Digo paradójicamente, porque en Colombia el 98% de las ciudades capitales y el 100% de los pueblos y veredas del territorio nacional descargan impunemente sus aguas negras sin tratamiento previo alguno, directamente a los cuerpos de aguas naturales. Colombia es además un país en donde las diferentes industrias vierten de manera ilegal sus desechos tóxicos a las fuentes de agua, y además envenenan el aire que todos respiramos; un país en donde los grupos dedicados a explotar el oro de aluvión en las cuencas de nuestros ríos vierten con absoluta impunidad a sus aguas los desechos mortales del azogue mezclado con el mercurio liquido utilizado en sus faenas; en donde se rellenan ilícitamente los cuerpos costeros de aguas dulces y salobres; en donde intencionalmente se taponan caños y se desecan ciénagas para anexarlas a los predios agrícolas y/o pecuarios en las cuatro cuencas hidrográficas; en donde la madera del bosque continúa talándose ilegalmente dejando expuesto el suelo a la erosión causada por la escorrentía de las aguas lluvias; en donde se utilizan composiciones venenosas de insecticidas y herbicidas cuyo uso esta expresamente prohibido por la legislación de los propios países productores. Un país en el que jamás el sistema judicial había condenado penalmente a alguno de los miles de responsables que a diario cometen la media docena de delitos referidos arriba.

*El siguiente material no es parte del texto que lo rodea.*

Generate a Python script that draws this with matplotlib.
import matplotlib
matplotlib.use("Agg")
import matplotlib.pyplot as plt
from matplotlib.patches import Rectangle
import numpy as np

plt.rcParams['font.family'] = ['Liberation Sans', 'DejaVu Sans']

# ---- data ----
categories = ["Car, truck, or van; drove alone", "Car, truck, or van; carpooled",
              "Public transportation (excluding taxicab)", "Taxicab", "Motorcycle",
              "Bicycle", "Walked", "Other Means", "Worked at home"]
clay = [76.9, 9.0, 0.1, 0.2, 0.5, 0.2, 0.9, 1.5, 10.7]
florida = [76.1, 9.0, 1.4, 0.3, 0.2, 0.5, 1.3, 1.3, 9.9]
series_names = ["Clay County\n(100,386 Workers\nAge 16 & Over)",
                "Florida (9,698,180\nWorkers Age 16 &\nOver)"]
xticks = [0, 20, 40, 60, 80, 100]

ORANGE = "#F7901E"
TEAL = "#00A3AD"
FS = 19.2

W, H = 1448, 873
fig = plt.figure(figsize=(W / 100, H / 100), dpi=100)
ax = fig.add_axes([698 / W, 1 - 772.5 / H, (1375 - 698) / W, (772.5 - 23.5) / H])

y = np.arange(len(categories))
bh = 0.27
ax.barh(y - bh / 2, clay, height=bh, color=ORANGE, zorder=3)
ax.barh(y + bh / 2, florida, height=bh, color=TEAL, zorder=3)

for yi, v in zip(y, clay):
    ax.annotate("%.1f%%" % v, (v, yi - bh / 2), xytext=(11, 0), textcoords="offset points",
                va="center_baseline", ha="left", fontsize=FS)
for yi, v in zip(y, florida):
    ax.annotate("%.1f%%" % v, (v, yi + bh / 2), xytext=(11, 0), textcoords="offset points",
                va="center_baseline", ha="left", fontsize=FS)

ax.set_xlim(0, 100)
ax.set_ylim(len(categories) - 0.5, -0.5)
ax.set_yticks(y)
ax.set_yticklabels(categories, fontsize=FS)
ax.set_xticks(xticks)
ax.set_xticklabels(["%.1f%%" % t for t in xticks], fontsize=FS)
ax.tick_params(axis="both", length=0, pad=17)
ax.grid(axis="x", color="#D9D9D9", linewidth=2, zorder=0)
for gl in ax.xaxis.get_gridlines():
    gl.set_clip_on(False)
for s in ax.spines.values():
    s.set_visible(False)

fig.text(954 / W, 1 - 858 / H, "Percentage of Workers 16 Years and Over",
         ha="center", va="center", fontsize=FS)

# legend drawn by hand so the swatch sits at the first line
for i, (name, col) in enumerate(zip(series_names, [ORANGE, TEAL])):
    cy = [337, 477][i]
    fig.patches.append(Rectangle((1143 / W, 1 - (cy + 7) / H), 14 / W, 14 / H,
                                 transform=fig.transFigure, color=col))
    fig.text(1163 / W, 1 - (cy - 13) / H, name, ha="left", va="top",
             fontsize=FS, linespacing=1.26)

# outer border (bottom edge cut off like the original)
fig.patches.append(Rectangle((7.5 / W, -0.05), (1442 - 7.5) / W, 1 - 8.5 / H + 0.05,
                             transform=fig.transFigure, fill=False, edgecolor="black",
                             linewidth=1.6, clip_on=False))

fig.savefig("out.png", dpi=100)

Esta vez a la persona responsable la han condenado a 24 meses de prisión y a pagar una multa de más de 40 millones de pesos.

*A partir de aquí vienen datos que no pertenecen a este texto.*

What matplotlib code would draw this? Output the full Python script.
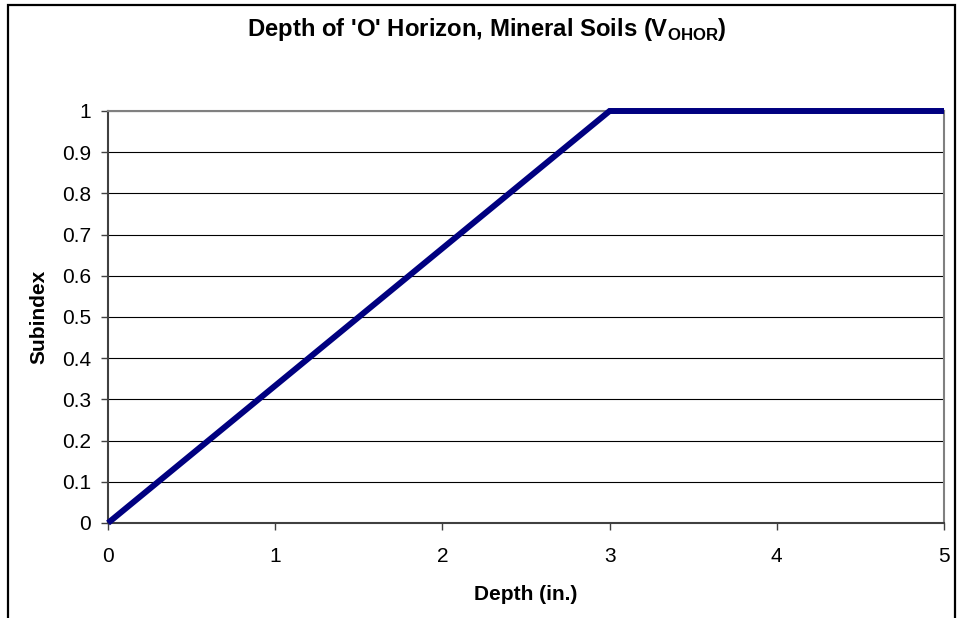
import matplotlib.pyplot as plt
from matplotlib.patches import Rectangle

plt.rcParams['font.family'] = ['Liberation Sans', 'DejaVu Sans']
plt.rcParams['mathtext.fontset'] = 'custom'
plt.rcParams['mathtext.rm'] = 'Liberation Sans:bold'
plt.rcParams['mathtext.bf'] = 'Liberation Sans:bold'

# data
depth = [0, 3, 5]
subindex = [0, 1, 1]
x_ticks = [0, 1, 2, 3, 4, 5]
y_ticks = [0, 0.1, 0.2, 0.3, 0.4, 0.5, 0.6, 0.7, 0.8, 0.9, 1]
y_labels = ['0', '0.1', '0.2', '0.3', '0.4', '0.5', '0.6', '0.7', '0.8', '0.9', '1']

fig = plt.figure(figsize=(9.59, 6.18), dpi=100)
ax = fig.add_axes([108 / 959, 1 - 523 / 618, (944 - 108) / 959, (523 - 111) / 618])

# outer chart frame, open at the bottom like the reference
fig.patches.append(Rectangle((8 / 959, -0.1), (955 - 8) / 959, 1.1 - 5 / 618,
                             transform=fig.transFigure, fill=False,
                             edgecolor='black', linewidth=1.6))

ax.plot(depth, subindex, color='#000080', linewidth=4.3, solid_capstyle='butt',
        solid_joinstyle='miter', clip_on=False, zorder=3)

ax.set_xlim(0, 5)
ax.set_ylim(0, 1)
ax.set_xticks(x_ticks)
ax.set_yticks(y_ticks)
ax.set_yticklabels(y_labels)
ax.yaxis.grid(True, color='black', linewidth=0.8)
ax.set_axisbelow(True)

for side in ['top', 'right']:
    ax.spines[side].set_color('#808080')
    ax.spines[side].set_linewidth(1.5)
for side in ['left', 'bottom']:
    ax.spines[side].set_color('#404040')
    ax.spines[side].set_linewidth(1.5)

ax.tick_params(axis='both', direction='out', length=5, width=1, color='#404040',
               labelsize=15, colors='black')
ax.tick_params(axis='x', pad=12)
ax.tick_params(axis='y', pad=7)

ax.set_xlabel('Depth (in.)', fontsize=15, fontweight='bold', labelpad=14)
ax.set_ylabel('Subindex', fontsize=15, fontweight='bold', labelpad=10)

fig.text(487 / 959, 1 - 36 / 618, "Depth of 'O' Horizon, Mineral Soils (V$_{\\mathrm{OHOR}}$)",
         ha='center', va='baseline', fontsize=17.2, fontweight='bold')

fig.savefig('out.png', dpi=100)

Dije alentador al comienzo, por el camino que en buena hora le señala esta condena a otras instancias judiciales del país, precisamente cuando en ciudades como Cartagena los propios tribunales recientemente han pretendido enredarle el curso a los procesos judiciales entablados contra personas particulares por gravísimos delitos contra el medio ambiente, dejando a las respectivas autoridades ambientales en grave riesgo de ser convertidas no solo en “rey de burlas”, sino expósitos a los efectos de las consabidas contra demandas, cuando no proclives a la coima y al soborno en casos futuros. ¡Por ahí no es la cosa!

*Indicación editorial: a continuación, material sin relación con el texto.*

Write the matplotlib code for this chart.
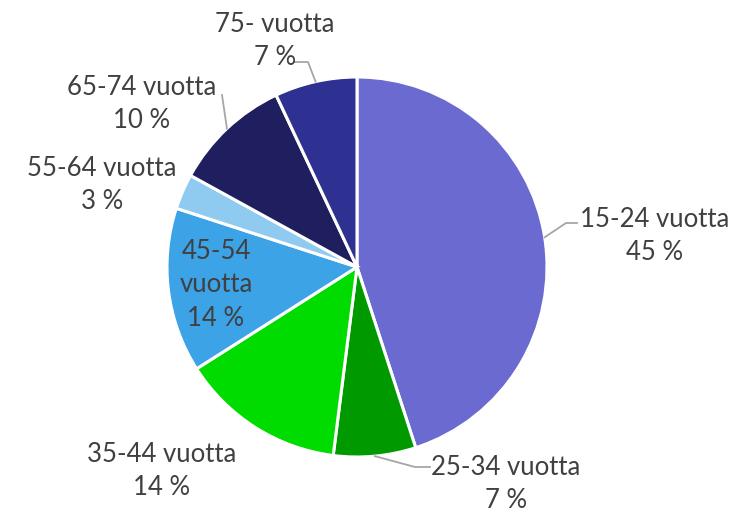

Recuérdese que cada agente contaminante presente bien sea en el aire que respiramos, en los alimentos que consumimos, o en el agua que bebemos, amenaza nuestra salud en mayor o menor grado. Hoy sabemos las graves consecuencias que de manera directa tienen varios elementos y compuestos químicos clasificados como de alta toxicidad sobre la salud humana y animal. Tales son los casos relacionados con los residuos de pesticidas organoclorados en el suelo y en los alimentos, o de los óxidos nitrosos y sulfuros descargados al aire, o de las dioxinas vertidas en los ecosistemas acuáticos, o de metales pesados como el mercurio, el cadmio o el plomo vertidos al agua y presentes en la carne de peces, moluscos y crustáceos.

En otras palabras, es importante que las instancias judiciales perciban la contaminación del aire que respiramos, del agua que consumimos, o de los alimentos que ingerimos, como sinónimo de grave enfermedad o afectación para nuestra salud.

Dada la dimensión de los delitos ambientales cometidos en Colombia, ya no se trata simplemente del derecho inalienable a disfrutar de un medio ambiente sano, o que las generaciones futuras se beneficien de la integridad de los ecosistemas y de la biodiversidad que nosotros hemos tenido, sino que hoy también se trata de nuestra propia sobrevivencia. Y es aquí en donde el papel asumido de manera responsable por la comunidad a través de sus propias organizaciones, debe ser un instrumento eficaz no sólo en la lucha contra la impunidad que hoy caracteriza la mayoría de los delitos cometidos contra el medio ambiente en Colombia, sino decisivo en la protección de nuestra propia salud y la recuperación de la calidad de nuestras aguas y el aire que respiramos. De ahí que el mejor aliado de nuestra sociedad civil deba ser el sistema judicial colombiano.